A matrix $A\in M_n(\mathbb{C})$ is normal if it commutes with its conjuate transpose: $A{A}^{\ast }=A^{\ast }A.$

The nullity of a linear transformation $T:V\to W$ is the dimension of $ker(T),$ that is, the dimension of its nullspace.

If $T:F^n\to F^m$ is given by $T(x)=Ax$ for an $m\times n$ matrix $A\text{,}$ then the nullity of $T$ is the dimension of the set of solutions of $Ax=0.$

If $T:F^n\to F^m$ is given by $T(x)=Ax$ for an $m\times n$ matrix $A\text{,}$ then the nullspace of $T$ is often called the nullspace of $A$, the set of solutions of $Ax=0.$

The pivot positions of a matrix are the positions (row,column) which correspond to a leading one in the reduced row-echelon form of the matrix. The pivots are the actual entry of the original matrix at the pivot position.

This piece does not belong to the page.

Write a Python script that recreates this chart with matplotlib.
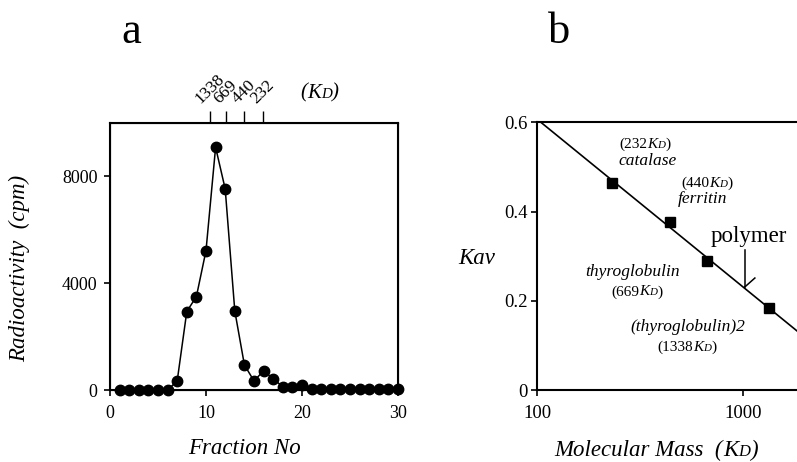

The pivot columns are the columns of the original matrix corresponding to the columns of the RREF containing a leading one.

The rank of a linear transformation $T:V\to W$ is the dimension of its image, $\mathrm{Im}(T).$

If $T:F^n\to F^m$ is given by $T(x)=Ax$ for an $m\times n$ matrix $A\text{,}$ then the rank of $T$ is the dimension of the column space of $A.$

By theorem, it is also equal to the dimension of the row space which is the number of nonzero rows in the RREF form of the matrix $A.$

The row space of an $m\times n$ matrix $A$ is the span of the rows of $A.$ As such, it is a subspace of $F^n.$

Let $A,B\in M_n(F)\text{.}$ The matrix $B$ is said to be similar (or conjugate) to $A$ if there exists an invertible matrix $P\in M_n(F)$ so that $B=P^{-1}AP.$ Note that if we put $Q=P^{-1}\text{,}$ then $B=QA{Q}^{-1}\text{,}$ so it does not matter which side carries the inverse. Also note that this is a symmetric relationship, so that $B$ is similar to $A$ if and only if $A$ is similar to $B.$ Indeed similarity (conjugacy) is an equivalence relation.

Let $V$ be a vector space over a field $F,$ and let $W\subseteq V\text{.}$ $W$ is called a subspace of $V$ if $W$ is itself a vector space with the operations of vector addition and scalar multiplication inherited from $V.$

Of course checking all the vector space axioms can be quite tedious, but as a theorem you prove much easier criteria to check. Recall that you already know that $V$ is a vector space, so many of the axioms (associativity, distributive laws etc) are inherited from $V.$ Indeed, you prove that to show that $W$ is a subspace of $V\text{,}$ it is enough to show that the additive identity of $V$ is in $W,$ and that $W$ is closed under the inherited operations of vector addition and scalar multiplication, i.e, whenever $w,w^{\prime }\in W$ and $\lambda \in F\text{,}$ we must have $w+w^{\prime }\in W\text{,}$ and $\lambda w\in W.$

A function $f:X\to Y$ between sets $X$ and $Y$ is surjective if for every $y\in Y\text{,}$ there exists an $x\in X$ such that $f(x)=y\text{.}$

A matrix $A$ is called symmetric if $A=A^T.$ Necessarily the matrix needs to be square.